Tonight we took a ride around the county to look at Christmas lights. It was quite soothing. The whole family loaded into car with travel mugs of mulled cider. Christmas tunes were on the radio. We were ready.
I’m always impressed with the lengths and efforts people go to when decorating their homes with lights.
Some go the subdued route — with single candle lights in each window. Possibly a lighted wreath above the door. But otherwise the only lights are coming from a Christmas tree inside but perfectly framed in a window.
The next step up is those who get more aggressive with the number of lights, but stick with a single color (like white). Some are icicles, some frame the roof line. Very tasteful.
Then we move on to the inflatables. Some are classic, some are cute, some bring favorite Christmas characters to the scene in 3-D. When fully inflated, these are fine. The problem is that they don’t always stay inflated. Then you’re left with this big flaccid condom on your lawn. And nothing says Christmas more than a big flaccid condom, am I right?
From there, we quickly slide into a category that can only be called “excess”. If every part of your lawn, porch, roof, etc. is covered with assorted Christmas detritus, you have to ask yourself if this is still about Christmas? When your decorations are so bright that they can be seen from space, you need to wonder.

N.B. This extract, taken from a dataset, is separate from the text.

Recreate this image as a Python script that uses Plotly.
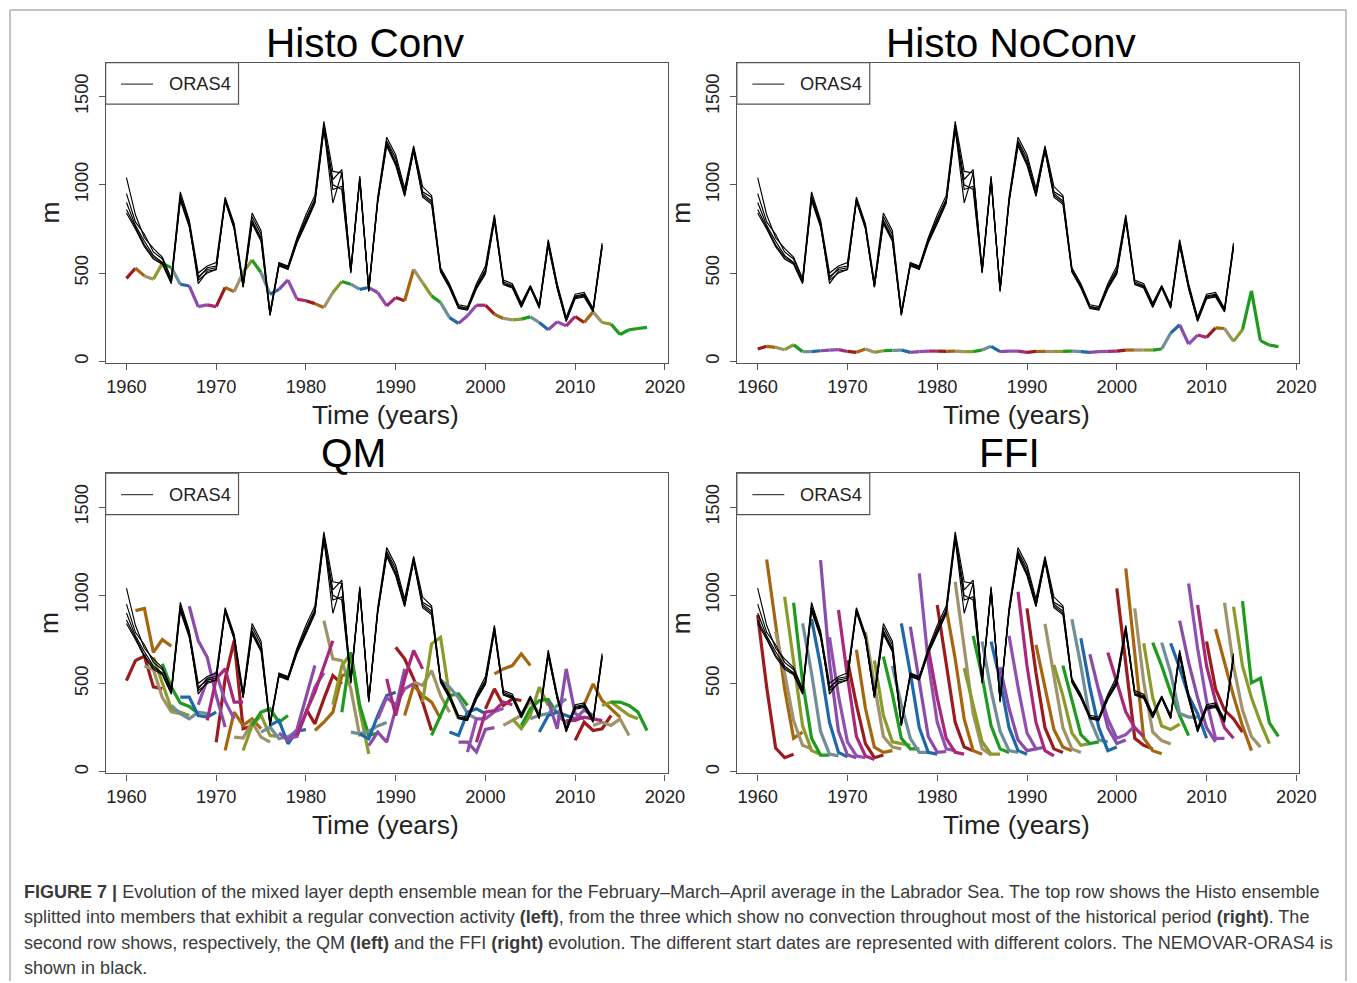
import plotly.graph_objects as go

REF_W, H = 1357, 983     # reference picture size (coordinates below are in reference pixels)
W = 1374                 # page width of the figure (renders back to 1357 px in the photo)
S = W / REF_W            # horizontal compensation factor for text sizes

# ---------------- data ----------------
oras_years = list(range(1960, 2014))
oras_m1 = [1040, 830, 700, 640, 590, 470, 960, 800, 500, 540, 560, 930, 780, 450, 840, 740, 280, 560, 540, 700, 830, 940, 1360, 1076, 1067, 520, 1050, 410, 930, 1270, 1170, 980, 1220, 990, 940, 530, 440, 320, 310, 440, 540, 830, 460, 440, 330, 430, 320, 690, 440, 250, 380, 390, 300, 670]
oras_m2 = [950, 790, 720, 620, 580, 460, 940, 790, 470, 530, 540, 920, 770, 430, 820, 720, 270, 555, 535, 690, 810, 920, 1340, 1030, 1086, 515, 1040, 405, 915, 1250, 1150, 960, 1210, 960, 930, 520, 430, 310, 300, 430, 520, 820, 450, 430, 320, 425, 315, 680, 430, 240, 370, 380, 295, 660]
oras_m3 = [900, 770, 680, 600, 560, 450, 930, 780, 440, 510, 520, 915, 760, 420, 800, 700, 265, 550, 530, 680, 800, 910, 1330, 973, 992, 510, 1035, 405, 910, 1240, 1130, 950, 1200, 950, 910, 515, 425, 310, 300, 420, 510, 810, 440, 425, 310, 425, 310, 670, 420, 235, 365, 375, 290, 655]
oras_m4 = [860, 760, 660, 590, 555, 445, 920, 770, 460, 500, 520, 910, 755, 425, 790, 690, 262, 545, 525, 675, 790, 900, 1320, 898, 1067, 505, 1030, 400, 905, 1230, 1120, 940, 1195, 940, 900, 510, 420, 305, 295, 415, 500, 800, 440, 420, 310, 420, 305, 660, 415, 230, 360, 370, 285, 650]
oras_m5 = [840, 750, 650, 580, 550, 440, 910, 760, 480, 520, 530, 905, 750, 420, 780, 680, 260, 540, 520, 670, 780, 895, 1310, 1000, 973, 500, 1025, 395, 900, 1220, 1110, 935, 1190, 930, 890, 505, 415, 300, 290, 410, 495, 795, 435, 415, 305, 415, 300, 655, 410, 225, 355, 365, 280, 640]
oras_members = [oras_m1, oras_m2, oras_m3, oras_m4, oras_m5]

histo_years = list(range(1960, 2019))
histo_conv = [470, 527, 484, 465, 555, 531, 437, 427, 310, 320, 310, 418, 395, 503, 574, 503, 380, 408, 461, 352,
              343, 327, 305, 390, 452, 437, 408, 418, 390, 314, 361, 343, 521, 446, 371, 333, 248, 215, 258, 318,
              318, 267, 243, 235, 239, 252, 220, 179, 224, 201, 254, 220, 280, 220, 211, 152, 179, 186, 192]
histo_noconv = [70, 85, 79, 66, 94, 55, 55, 60, 64, 66, 56, 51, 70, 51, 60, 62, 64, 51, 55, 58,
                58, 56, 58, 55, 55, 64, 85, 55, 58, 58, 51, 56, 56, 56, 56, 58, 55, 51, 55, 56,
                58, 64, 64, 64, 64, 70, 160, 207, 98, 149, 136, 190, 186, 113, 179, 399, 117, 92, 83]

start_years = list(range(1960, 2015))
qm_values = [
    [517, 630, 656, 481, 470], [913, 926, 677, 749, 711], [600, 580, 420, 340, 330], [649, 500, 357, 338, 319],
    [612, 480, 390, 370, 330], [376, 329, 300, 338, 330], [423, 423, 319, 310, 338], [938, 743, 649, 432, 253],
    [380, 520, 560, 400, 300], [291, 527, 583, 395, 395], [168, 527, 743, 244, 260], [121, 338, 263, 300, 244],
    [197, 191, 281, 197, 168], [121, 263, 320, 206, 200], [263, 338, 357, 281, 319], [225, 253, 187, 200, 230],
    [263, 291, 159, 230, 240], [220, 178, 240, 420, 602], [190, 200, 330, 480, 560], [206, 338, 451, 602, 743],
    [357, 272, 413, 545, 498], [234, 281, 338, 545, 560], [857, 640, 630, 470, 200], [380, 600, 670, 350, 102],
    [338, 677, 376, 206, 220], [225, 215, 230, 260, 280], [215, 187, 319, 432, 451], [149, 225, 168, 357, 583],
    [300, 420, 380, 470, 500], [527, 319, 527, 687, 583], [706, 640, 527, 395, 234], [319, 489, 432, 395, 300],
    [508, 490, 574, 432, 338], [395, 725, 762, 430, 300], [206, 319, 432, 442, 376], [520, 480, 420, 330, 300],
    [225, 206, 338, 357, 330], [168, 168, 112, 240, 250], [112, 300, 300, 340, 360], [168, 338, 347, 395, 380],
    [357, 470, 376, 413, 404], [555, 583, 602, 668, 602], [263, 291, 320, 400, 330], [300, 244, 319, 479, 376],
    [263, 357, 404, 410, 330], [300, 320, 330, 376, 413], [225, 319, 338, 320, 300], [400, 244, 583, 330, 300],
    [320, 280, 300, 350, 320], [290, 291, 310, 300, 290], [178, 281, 234, 244, 319], [380, 498, 404, 357, 310],
    [263, 281, 263, 300, 206], [376, 395, 357, 320, 300], [395, 395, 376, 338, 234]]
ffi_values = [
    [888, 480, 135, 80, 100], [1203, 822, 470, 190, 225], [794, 560, 290, 150, 130], [992, 620, 260, 120, 100],
    [958, 510, 190, 95, 95], [841, 560, 230, 100, 90], [866, 600, 280, 110, 85], [1199, 620, 230, 95, 80],
    [762, 430, 170, 90, 80], [917, 540, 200, 90, 70], [631, 380, 160, 80, 95], [691, 360, 140, 110, 120],
    [790, 500, 200, 140, 130], [631, 320, 170, 160, 150], [653, 440, 190, 130, 130], [600, 380, 190, 110, 110],
    [841, 560, 250, 110, 100], [822, 500, 200, 110, 115], [1124, 620, 280, 130, 120], [700, 420, 190, 110, 100],
    [945, 600, 280, 140, 120], [926, 640, 300, 120, 100], [1077, 700, 330, 130, 95], [587, 380, 170, 100, 100],
    [770, 540, 260, 130, 110], [738, 460, 230, 120, 110], [738, 520, 250, 120, 100], [593, 360, 180, 120, 130],
    [770, 480, 220, 130, 140], [1020, 600, 280, 120, 90], [926, 560, 250, 130, 110], [719, 480, 240, 140, 120],
    [838, 540, 250, 130, 110], [606, 430, 220, 150, 160], [602, 400, 210, 160, 170], [864, 600, 300, 180, 170],
    [757, 480, 250, 120, 140], [666, 450, 250, 160, 180], [465, 300, 190, 210, 260], [676, 500, 340, 250, 200],
    [1039, 620, 190, 150, 130], [1152, 653, 190, 120, 102], [926, 508, 226, 177, 158], [728, 420, 260, 240, 270],
    [732, 600, 450, 320, 205], [732, 560, 330, 310, 310], [728, 590, 430, 330, 190], [856, 620, 420, 250, 170],
    [1067, 700, 400, 190, 190], [945, 600, 400, 250, 190], [738, 470, 350, 300, 225], [809, 620, 430, 260, 120],
    [958, 600, 350, 200, 140], [935, 600, 420, 280, 160], [967, 504, 530, 277, 201]]

palette = ["#9B1B1E", "#A6650F", "#A0926A", "#8A9A2B", "#1E9A1E",
           "#6F8E99", "#1F68A8", "#8B4CA8", "#9050B0", "#A8287A"]

x_ticks = [1960, 1970, 1980, 1990, 2000, 2010, 2020]
y_ticks = [0, 500, 1000, 1500]
panel_titles = ["Histo Conv", "Histo NoConv", "QM", "FFI"]
x_title = "Time (years)"
y_title = "m"
legend_label = "ORAS4"

# ---------------- layout helpers ----------------
def px(x):
    return x / REF_W

def py(y):
    return 1 - y / H

XR = [1957.68, 2020.3]
YR = [-9, 1692]
FONT = "Liberation Sans, Arial, sans-serif"

# panel boxes in reference pixels: (left, top, right, bottom)
boxes = [(105.7, 62.7, 668.1, 363.3), (737.4, 62.7, 1300.0, 363.3),
         (105.7, 473.6, 668.1, 774.2), (737.4, 473.6, 1300.0, 774.2)]
title_centers = [366, 1012, 354, 1010]

fig = go.Figure()
last_start = start_years[-1]

def add_histo(idx, vals):
    for c in range(10):
        xs, ys = [], []
        for i in range(len(histo_years) - 1):
            if (min(histo_years[i], last_start) - 1960) % 10 == c:
                xs += [histo_years[i], histo_years[i + 1], None]
                ys += [vals[i], vals[i + 1], None]
        fig.add_trace(go.Scatter(x=xs, y=ys, mode="lines", line=dict(color=palette[c], width=3.2),
                                 xaxis="x%d" % idx, yaxis="y%d" % idx, showlegend=False, hoverinfo="skip"))

def add_fc(idx, values):
    for c in range(10):
        xs, ys = [], []
        for s, v in zip(start_years, values):
            if (s - 1960) % 10 == c:
                xs += list(range(s, s + len(v))) + [None]
                ys += list(v) + [None]
        fig.add_trace(go.Scatter(x=xs, y=ys, mode="lines", line=dict(color=palette[c], width=3.2),
                                 xaxis="x%d" % idx, yaxis="y%d" % idx, showlegend=False, hoverinfo="skip"))

def add_oras(idx):
    for m in oras_members:
        fig.add_trace(go.Scatter(x=oras_years, y=m, mode="lines", line=dict(color="black", width=1.15),
                                 xaxis="x%d" % idx, yaxis="y%d" % idx, showlegend=False, hoverinfo="skip"))

add_histo(1, histo_conv); add_oras(1)
add_histo(2, histo_noconv); add_oras(2)
add_fc(3, qm_values); add_oras(3)
add_fc(4, ffi_values); add_oras(4)

layout = dict(width=W, height=H, autosize=False, margin=dict(l=0, r=0, t=0, b=0),
              paper_bgcolor="white", plot_bgcolor="white", showlegend=False,
              font=dict(family=FONT, color="#222"))
shapes, annotations = [], []
for k, (l, t, r, b) in enumerate(boxes, start=1):
    ax_common = dict(showgrid=False, zeroline=False, showline=True, mirror=True,
                     linecolor="#555", linewidth=1.2, ticks="outside", ticklen=6,
                     tickcolor="#555", tickwidth=1.2, tickfont=dict(family=FONT, size=18 * S, color="#222"))
    layout["xaxis%d" % k] = dict(domain=[px(l), px(r)], range=XR, tickvals=x_ticks,
                                 anchor="y%d" % k, ticklabelstandoff=1, **ax_common)
    layout["yaxis%d" % k] = dict(domain=[py(b), py(t)], range=YR, tickvals=y_ticks,
                                 anchor="x%d" % k, tickangle=-90, ticklabelstandoff=3, **ax_common)
    # legend box
    shapes.append(dict(type="rect", xref="paper", yref="paper", x0=px(l), x1=px(l + 133),
                       y0=py(t + 41.5), y1=py(t), line=dict(color="#555", width=1.2), fillcolor="white"))
    shapes.append(dict(type="line", xref="paper", yref="paper", x0=px(l + 15.5), x1=px(l + 47.5),
                       y0=py(t + 21.5), y1=py(t + 21.5), line=dict(color="#444", width=1.2)))
    annotations.append(dict(text=legend_label, xref="paper", yref="paper", x=px(l + 61.5), y=py(t + 21.5),
                            xanchor="left", yanchor="middle", showarrow=False,
                            font=dict(family=FONT, size=18 * S, color="#222")))
    # titles
    annotations.append(dict(text=panel_titles[k - 1], xref="paper", yref="paper", x=px(title_centers[k - 1]),
                            y=py(t - 20), xanchor="center", yanchor="middle", showarrow=False,
                            font=dict(family=FONT, size=40 * S, color="black")))
    annotations.append(dict(text=x_title, xref="paper", yref="paper", x=px((l + r) / 2 - 1),
                            y=py(b + 52), xanchor="center", yanchor="middle", showarrow=False,
                            font=dict(family=FONT, size=26 * S, color="#222")))
    annotations.append(dict(text=y_title, xref="paper", yref="paper", x=px(l - 56), y=py((t + b) / 2),
                            xanchor="center", yanchor="middle", showarrow=False, textangle=-90,
                            font=dict(family=FONT, size=26 * S, color="#222")))

# outer frame (left, top, right edges; bottom edge lies beyond the picture)
for (x0, y0, x1, y1) in [(10, 10, 1347, 10), (10, 10, 10, 982), (1347, 10, 1347, 982)]:
    shapes.append(dict(type="line", xref="paper", yref="paper", x0=px(x0), x1=px(x1), y0=py(y0), y1=py(y1),
                       line=dict(color="#888", width=1), layer="below"))

caption = [
    "<b>FIGURE 7 |</b> Evolution of the mixed layer depth ensemble mean for the February–March–April average in the Labrador Sea. The top row shows the Histo ensemble",
    "splitted into members that exhibit a regular convection activity <b>(left)</b>, from the three which show no convection throughout most of the historical period <b>(right)</b>. The",
    "second row shows, respectively, the QM <b>(left)</b> and the FFI <b>(right)</b> evolution. The different start dates are represented with different colors. The NEMOVAR-ORAS4 is",
    "shown in black.",
]
for i, line in enumerate(caption):
    annotations.append(dict(text=line, xref="paper", yref="paper", x=px(22), y=py(893 + 25.4 * i),
                            xanchor="left", yanchor="middle", showarrow=False,
                            font=dict(family=FONT, size=17.8 * S, color="#3a3a3a")))

layout["shapes"] = shapes
layout["annotations"] = annotations
fig.update_layout(**layout)

fig.write_html("out.html",
               config={"responsive": False, "displayModeBar": False},
               post_script="document.body.style.margin='0';document.body.style.overflow='hidden';"
                           "document.documentElement.style.overflow='hidden';")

Are these people competing in a competition for the “most” decorated house? Not “best”? Complete overstimulation does not connote “best”. A few of these houses were so over-the-top, my daughter described them as a “cacophony” of decorations.
I tried not to think about how much electricity these houses were using or how much money all of these decorations cost. Maybe next year, instead of investing in eight lords-a-leaping, how about making a donation to a charity?
That’s it. I’m done complaining. Merry Christmas to all!